WHAT THIS TASK INVOLVES:
Return each line of the data below exactly, omitting any pictures.

DATA BLOCK:
** Begin **

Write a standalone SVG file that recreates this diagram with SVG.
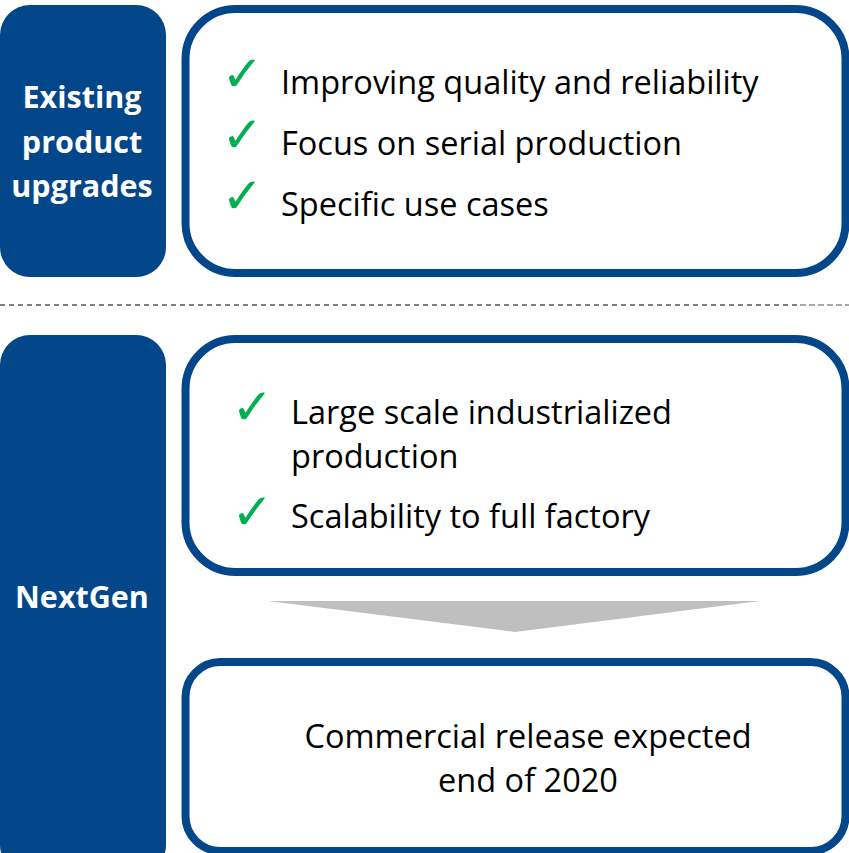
<svg xmlns="http://www.w3.org/2000/svg" width="849" height="853" viewBox="0 0 849 853">
  <style>
    .label { fill: #03468A; }
    .box { fill: #FFFFFF; stroke: #03468A; stroke-width: 8; }
    .lbl { font-family: "Open Sans", "Liberation Sans", sans-serif; font-weight: bold; font-size: 30.5px; fill: #FFFFFF; text-anchor: middle; }
    .txt { font-family: "Open Sans", "Liberation Sans", sans-serif; font-size: 32.5px; fill: #000000; }
    .chk { font-family: "DejaVu Sans", sans-serif; font-size: 50px; fill: #00B050; }
  </style>
  <rect width="849" height="853" fill="#FFFFFF"/>

  <g id="separator">
    <line x1="0" y1="305" x2="800" y2="305" stroke="#7F7F7F" stroke-width="2" stroke-dasharray="5 4"/>
    <line x1="800" y1="305" x2="849" y2="305" stroke="#8C8C8C" stroke-width="1.3" stroke-dasharray="6 3"/>
  </g>

  <g id="existing-label">
    <rect class="label" x="0" y="5" width="166" height="272" rx="30"/>
    <text class="lbl" x="82" y="108">Existing</text>
    <text class="lbl" x="82" y="152.5">product</text>
    <text class="lbl" x="82" y="197">upgrades</text>
  </g>

  <g id="existing-box">
    <rect class="box" x="185.5" y="9" width="660" height="264" rx="50"/>
    <text class="chk" x="221.5" y="90.5">✓</text>
    <text class="txt" x="281" y="94">Improving quality and reliability</text>
    <text class="chk" x="221.5" y="151.5">✓</text>
    <text class="txt" x="281" y="155">Focus on serial production</text>
    <text class="chk" x="221.5" y="212.5">✓</text>
    <text class="txt" x="281" y="216">Specific use cases</text>
  </g>

  <g id="nextgen-label">
    <rect class="label" x="0" y="335" width="166" height="540" rx="30"/>
    <text class="lbl" x="82" y="608">NextGen</text>
  </g>

  <g id="nextgen-box">
    <rect class="box" x="185.5" y="339" width="660" height="233" rx="50"/>
    <text class="chk" x="231.5" y="423.5">✓</text>
    <text class="txt" x="291" y="424">Large scale industrialized</text>
    <text class="txt" x="291" y="468">production</text>
    <text class="chk" x="231.5" y="529">✓</text>
    <text class="txt" x="291" y="528">Scalability to full factory</text>
  </g>

  <g id="release-box">
    <rect class="box" x="185.5" y="662" width="660" height="189" rx="35"/>
    <text class="txt" x="528" y="748" text-anchor="middle">Commercial release expected</text>
    <text class="txt" x="528" y="792" text-anchor="middle">end of 2020</text>
  </g>

  <g id="connectors">
    <polygon points="268,601 760,601 515,632" fill="#BFBFBF"/>
  </g>
</svg>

** End **

RESPONSE:
Write a standalone SVG file that recreates this diagram with SVG.
<svg xmlns="http://www.w3.org/2000/svg" width="849" height="853" viewBox="0 0 849 853">
  <style>
    .label { fill: #03468A; }
    .box { fill: #FFFFFF; stroke: #03468A; stroke-width: 8; }
    .lbl { font-family: "Open Sans", "Liberation Sans", sans-serif; font-weight: bold; font-size: 30.5px; fill: #FFFFFF; text-anchor: middle; }
    .txt { font-family: "Open Sans", "Liberation Sans", sans-serif; font-size: 32.5px; fill: #000000; }
    .chk { font-family: "DejaVu Sans", sans-serif; font-size: 50px; fill: #00B050; }
  </style>
  <rect width="849" height="853" fill="#FFFFFF"/>

  <g id="separator">
    <line x1="0" y1="305" x2="800" y2="305" stroke="#7F7F7F" stroke-width="2" stroke-dasharray="5 4"/>
    <line x1="800" y1="305" x2="849" y2="305" stroke="#8C8C8C" stroke-width="1.3" stroke-dasharray="6 3"/>
  </g>

  <g id="existing-label">
    <rect class="label" x="0" y="5" width="166" height="272" rx="30"/>
    <text class="lbl" x="82" y="108">Existing</text>
    <text class="lbl" x="82" y="152.5">product</text>
    <text class="lbl" x="82" y="197">upgrades</text>
  </g>

  <g id="existing-box">
    <rect class="box" x="185.5" y="9" width="660" height="264" rx="50"/>
    <text class="chk" x="221.5" y="90.5">✓</text>
    <text class="txt" x="281" y="94">Improving quality and reliability</text>
    <text class="chk" x="221.5" y="151.5">✓</text>
    <text class="txt" x="281" y="155">Focus on serial production</text>
    <text class="chk" x="221.5" y="212.5">✓</text>
    <text class="txt" x="281" y="216">Specific use cases</text>
  </g>

  <g id="nextgen-label">
    <rect class="label" x="0" y="335" width="166" height="540" rx="30"/>
    <text class="lbl" x="82" y="608">NextGen</text>
  </g>

  <g id="nextgen-box">
    <rect class="box" x="185.5" y="339" width="660" height="233" rx="50"/>
    <text class="chk" x="231.5" y="423.5">✓</text>
    <text class="txt" x="291" y="424">Large scale industrialized</text>
    <text class="txt" x="291" y="468">production</text>
    <text class="chk" x="231.5" y="529">✓</text>
    <text class="txt" x="291" y="528">Scalability to full factory</text>
  </g>

  <g id="release-box">
    <rect class="box" x="185.5" y="662" width="660" height="189" rx="35"/>
    <text class="txt" x="528" y="748" text-anchor="middle">Commercial release expected</text>
    <text class="txt" x="528" y="792" text-anchor="middle">end of 2020</text>
  </g>

  <g id="connectors">
    <polygon points="268,601 760,601 515,632" fill="#BFBFBF"/>
  </g>
</svg>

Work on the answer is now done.